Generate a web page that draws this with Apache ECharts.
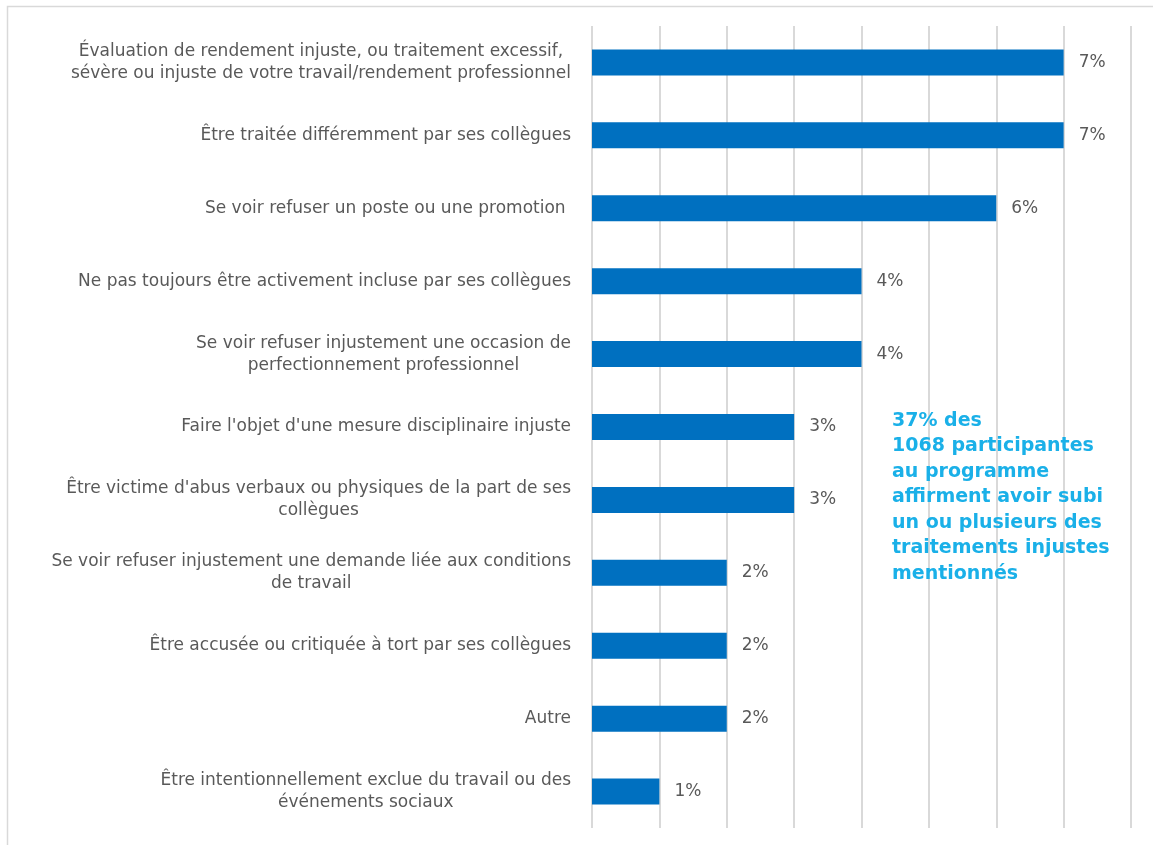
<!DOCTYPE html>
<html>
<head>
<meta charset="utf-8">
<style>
  html, body { margin: 0; padding: 0; background: #ffffff; }
  #chart { width: 1153px; height: 845px; }
</style>
<script src="https://cdn.jsdelivr.net/npm/echarts@6/dist/echarts.min.js"></script>
</head>
<body>
<div id="chart"></div>
<script>
// Categories (top to bottom), with explicit line breaks as laid out
const categories = [
  "Évaluation de rendement injuste, ou traitement excessif,\nsévère ou injuste de votre travail/rendement professionnel",
  "Être traitée différemment par ses collègues",
  "Se voir refuser un poste ou une promotion ",
  "Ne pas toujours être activement incluse par ses collègues",
  "Se voir refuser injustement une occasion de\nperfectionnement professionnel",
  "Faire l'objet d'une mesure disciplinaire injuste",
  "Être victime d'abus verbaux ou physiques de la part de ses\ncollègues",
  "Se voir refuser injustement une demande liée aux conditions\nde travail",
  "Être accusée ou critiquée à tort par ses collègues",
  "Autre",
  "Être intentionnellement exclue du travail ou des\névénements sociaux"
];

// Share of participants (%)
const values = [7, 7, 6, 4, 4, 3, 3, 2, 2, 2, 1];

// Summary note shown beside the bars
const noteLines = [
  "37% des",
  "1068 participantes",
  "au programme",
  "affirment avoir subi",
  "un ou plusieurs des",
  "traitements injustes",
  "mentionnés"
];

const FONT = "'DejaVu Sans', 'Noto Sans', sans-serif";
const chart = echarts.init(document.getElementById('chart'), null, { renderer: 'canvas' });

chart.setOption({
  backgroundColor: '#ffffff',
  animation: false,
  grid: { left: 592, right: 22, top: 26, bottom: 17, containLabel: false },
  xAxis: {
    type: 'value',
    min: 0,
    max: 8,
    interval: 1,
    axisLabel: { show: false },
    axisTick: { show: false },
    axisLine: { show: false },
    splitLine: { show: true, lineStyle: { color: '#d9d9d9', width: 2 } }
  },
  yAxis: {
    type: 'category',
    inverse: true,
    data: categories,
    axisLine: { show: false },
    axisTick: { show: false },
    axisLabel: {
      margin: 21,
      align: 'right',
      // each line centred within the right-aligned label block
      formatter: function (v) {
        return v.split('\n').map(function (s) { return '{c|' + s + '}'; }).join('\n');
      },
      rich: {
        c: {
          align: 'center',
          fontFamily: FONT,
          fontSize: 17,
          lineHeight: 22,
          color: '#595959'
        }
      }
    }
  },
  series: [{
    type: 'bar',
    data: values,
    barWidth: 26,
    itemStyle: { color: '#0070c0' },
    label: {
      show: true,
      position: 'right',
      distance: 15,
      formatter: '{c}%',
      fontFamily: FONT,
      fontSize: 17,
      color: '#595959'
    }
  }],
  graphic: [
    {
      type: 'rect',
      left: 5,
      top: 4,
      shape: { width: 1160, height: 860 },
      style: { fill: 'none', stroke: '#d9d9d9', lineWidth: 1.5 },
      silent: true,
      z: 100
    },
    {
      type: 'text',
      left: 892,
      top: 408,
      style: {
        text: noteLines.join('\n'),
        fontFamily: FONT,
        fontWeight: 'bold',
        fontSize: 19,
        lineHeight: 25.5,
        fill: '#1ab0e8'
      },
      z: 100
    }
  ]
});
</script>
</body>
</html>
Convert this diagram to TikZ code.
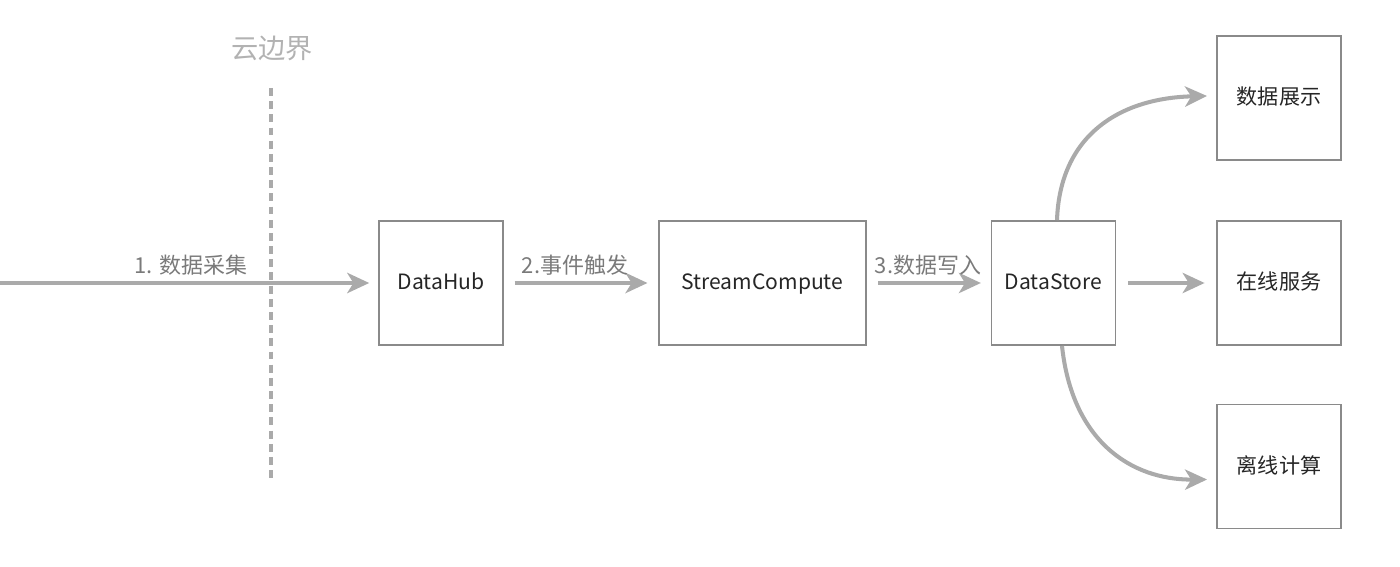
\documentclass[tikz,border=0pt]{standalone}
\usepackage{fontspec}
\setmainfont{Noto Sans CJK SC}
\usetikzlibrary{arrows.meta}
\definecolor{linegray}{HTML}{AAAAAA}
\definecolor{boxgray}{HTML}{8A8A8A}
\definecolor{labgray}{HTML}{7A7A7A}
\begin{document}
\begin{tikzpicture}[x=0.02cm,y=-0.02cm,
  box/.style={draw=boxgray,line width=1.1pt,minimum width=124*0.02cm,minimum height=124*0.02cm,inner sep=0pt,font=\fontsize{12}{14}\selectfont,text=black!85,text height=0.86em,text depth=0.1em},
  flow/.style={draw=linegray,line width=2.3pt,-{Stealth[length=12.5pt,width=11.5pt,inset=3.5pt]}},
  lab/.style={font=\fontsize{12.5}{14}\selectfont,text=labgray}]
\useasboundingbox (0,0) rectangle (1400,567);
\node[font=\fontsize{15.5}{17}\selectfont,text=linegray!90] (cloud) at (272,48) {云边界};
\coordinate (vtop) at (271,88);
\coordinate (vbot) at (271,482);
\draw[draw=linegray,line width=2.3pt,dash pattern=on 4.5pt off 3pt] (vtop) -- (vbot);
\node[box] (dh) at (441,283) {DataHub};
\node[box,minimum width=207*0.02cm] (sc) at (762.5,283) {StreamCompute};
\node[box] (ds) at (1053.5,283) {DataStore};
\node[box] (show) at (1279,98) {数据展示};
\node[box] (online) at (1279,283) {在线服务};
\node[box] (offline) at (1279,466.5) {离线计算};
\coordinate (src) at (0,283);
\draw[flow,shorten >=5pt] (src) -- (dh.west);
\draw[flow,shorten <=6pt,shorten >=6pt] (dh.east) -- (sc.west);
\draw[flow,shorten <=6.5pt,shorten >=5.5pt] (sc.east) -- (ds.west);
\draw[flow,shorten <=6.5pt,shorten >=6.5pt] (ds.east) -- (online.west);
\draw[flow] ([xshift=3.5*0.02cm]ds.north) .. controls (1060,135) and (1120,98) .. ([xshift=-9*0.02cm,yshift=2*0.02cm]show.west);
\draw[flow] ([xshift=8.5*0.02cm]ds.south) .. controls (1072,440) and (1130,480) .. ([xshift=-9*0.02cm,yshift=-13*0.02cm]offline.west);
\node[lab] (l1) at (191,265) {1. 数据采集};
\node[lab] (l2) at (575,265) {2.事件触发};
\node[lab] (l3) at (928,265) {3.数据写入};
\end{tikzpicture}
\end{document}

Your instructions — Pictures are to be left out; the records above must be repeated word for word.

The reply —
Generate a web page that draws this with Apache ECharts.
<!DOCTYPE html>
<html>
<head>
<meta charset="utf-8">
<style>
  html, body { margin: 0; padding: 0; background: #ffffff; }
  #chart { width: 1153px; height: 845px; }
</style>
<script src="https://cdn.jsdelivr.net/npm/echarts@6/dist/echarts.min.js"></script>
</head>
<body>
<div id="chart"></div>
<script>
// Categories (top to bottom), with explicit line breaks as laid out
const categories = [
  "Évaluation de rendement injuste, ou traitement excessif,\nsévère ou injuste de votre travail/rendement professionnel",
  "Être traitée différemment par ses collègues",
  "Se voir refuser un poste ou une promotion ",
  "Ne pas toujours être activement incluse par ses collègues",
  "Se voir refuser injustement une occasion de\nperfectionnement professionnel",
  "Faire l'objet d'une mesure disciplinaire injuste",
  "Être victime d'abus verbaux ou physiques de la part de ses\ncollègues",
  "Se voir refuser injustement une demande liée aux conditions\nde travail",
  "Être accusée ou critiquée à tort par ses collègues",
  "Autre",
  "Être intentionnellement exclue du travail ou des\névénements sociaux"
];

// Share of participants (%)
const values = [7, 7, 6, 4, 4, 3, 3, 2, 2, 2, 1];

// Summary note shown beside the bars
const noteLines = [
  "37% des",
  "1068 participantes",
  "au programme",
  "affirment avoir subi",
  "un ou plusieurs des",
  "traitements injustes",
  "mentionnés"
];

const FONT = "'DejaVu Sans', 'Noto Sans', sans-serif";
const chart = echarts.init(document.getElementById('chart'), null, { renderer: 'canvas' });

chart.setOption({
  backgroundColor: '#ffffff',
  animation: false,
  grid: { left: 592, right: 22, top: 26, bottom: 17, containLabel: false },
  xAxis: {
    type: 'value',
    min: 0,
    max: 8,
    interval: 1,
    axisLabel: { show: false },
    axisTick: { show: false },
    axisLine: { show: false },
    splitLine: { show: true, lineStyle: { color: '#d9d9d9', width: 2 } }
  },
  yAxis: {
    type: 'category',
    inverse: true,
    data: categories,
    axisLine: { show: false },
    axisTick: { show: false },
    axisLabel: {
      margin: 21,
      align: 'right',
      // each line centred within the right-aligned label block
      formatter: function (v) {
        return v.split('\n').map(function (s) { return '{c|' + s + '}'; }).join('\n');
      },
      rich: {
        c: {
          align: 'center',
          fontFamily: FONT,
          fontSize: 17,
          lineHeight: 22,
          color: '#595959'
        }
      }
    }
  },
  series: [{
    type: 'bar',
    data: values,
    barWidth: 26,
    itemStyle: { color: '#0070c0' },
    label: {
      show: true,
      position: 'right',
      distance: 15,
      formatter: '{c}%',
      fontFamily: FONT,
      fontSize: 17,
      color: '#595959'
    }
  }],
  graphic: [
    {
      type: 'rect',
      left: 5,
      top: 4,
      shape: { width: 1160, height: 860 },
      style: { fill: 'none', stroke: '#d9d9d9', lineWidth: 1.5 },
      silent: true,
      z: 100
    },
    {
      type: 'text',
      left: 892,
      top: 408,
      style: {
        text: noteLines.join('\n'),
        fontFamily: FONT,
        fontWeight: 'bold',
        fontSize: 19,
        lineHeight: 25.5,
        fill: '#1ab0e8'
      },
      z: 100
    }
  ]
});
</script>
</body>
</html>
Convert this diagram to TikZ code.
\documentclass[tikz,border=0pt]{standalone}
\usepackage{fontspec}
\setmainfont{Noto Sans CJK SC}
\usetikzlibrary{arrows.meta}
\definecolor{linegray}{HTML}{AAAAAA}
\definecolor{boxgray}{HTML}{8A8A8A}
\definecolor{labgray}{HTML}{7A7A7A}
\begin{document}
\begin{tikzpicture}[x=0.02cm,y=-0.02cm,
  box/.style={draw=boxgray,line width=1.1pt,minimum width=124*0.02cm,minimum height=124*0.02cm,inner sep=0pt,font=\fontsize{12}{14}\selectfont,text=black!85,text height=0.86em,text depth=0.1em},
  flow/.style={draw=linegray,line width=2.3pt,-{Stealth[length=12.5pt,width=11.5pt,inset=3.5pt]}},
  lab/.style={font=\fontsize{12.5}{14}\selectfont,text=labgray}]
\useasboundingbox (0,0) rectangle (1400,567);
\node[font=\fontsize{15.5}{17}\selectfont,text=linegray!90] (cloud) at (272,48) {云边界};
\coordinate (vtop) at (271,88);
\coordinate (vbot) at (271,482);
\draw[draw=linegray,line width=2.3pt,dash pattern=on 4.5pt off 3pt] (vtop) -- (vbot);
\node[box] (dh) at (441,283) {DataHub};
\node[box,minimum width=207*0.02cm] (sc) at (762.5,283) {StreamCompute};
\node[box] (ds) at (1053.5,283) {DataStore};
\node[box] (show) at (1279,98) {数据展示};
\node[box] (online) at (1279,283) {在线服务};
\node[box] (offline) at (1279,466.5) {离线计算};
\coordinate (src) at (0,283);
\draw[flow,shorten >=5pt] (src) -- (dh.west);
\draw[flow,shorten <=6pt,shorten >=6pt] (dh.east) -- (sc.west);
\draw[flow,shorten <=6.5pt,shorten >=5.5pt] (sc.east) -- (ds.west);
\draw[flow,shorten <=6.5pt,shorten >=6.5pt] (ds.east) -- (online.west);
\draw[flow] ([xshift=3.5*0.02cm]ds.north) .. controls (1060,135) and (1120,98) .. ([xshift=-9*0.02cm,yshift=2*0.02cm]show.west);
\draw[flow] ([xshift=8.5*0.02cm]ds.south) .. controls (1072,440) and (1130,480) .. ([xshift=-9*0.02cm,yshift=-13*0.02cm]offline.west);
\node[lab] (l1) at (191,265) {1. 数据采集};
\node[lab] (l2) at (575,265) {2.事件触发};
\node[lab] (l3) at (928,265) {3.数据写入};
\end{tikzpicture}
\end{document}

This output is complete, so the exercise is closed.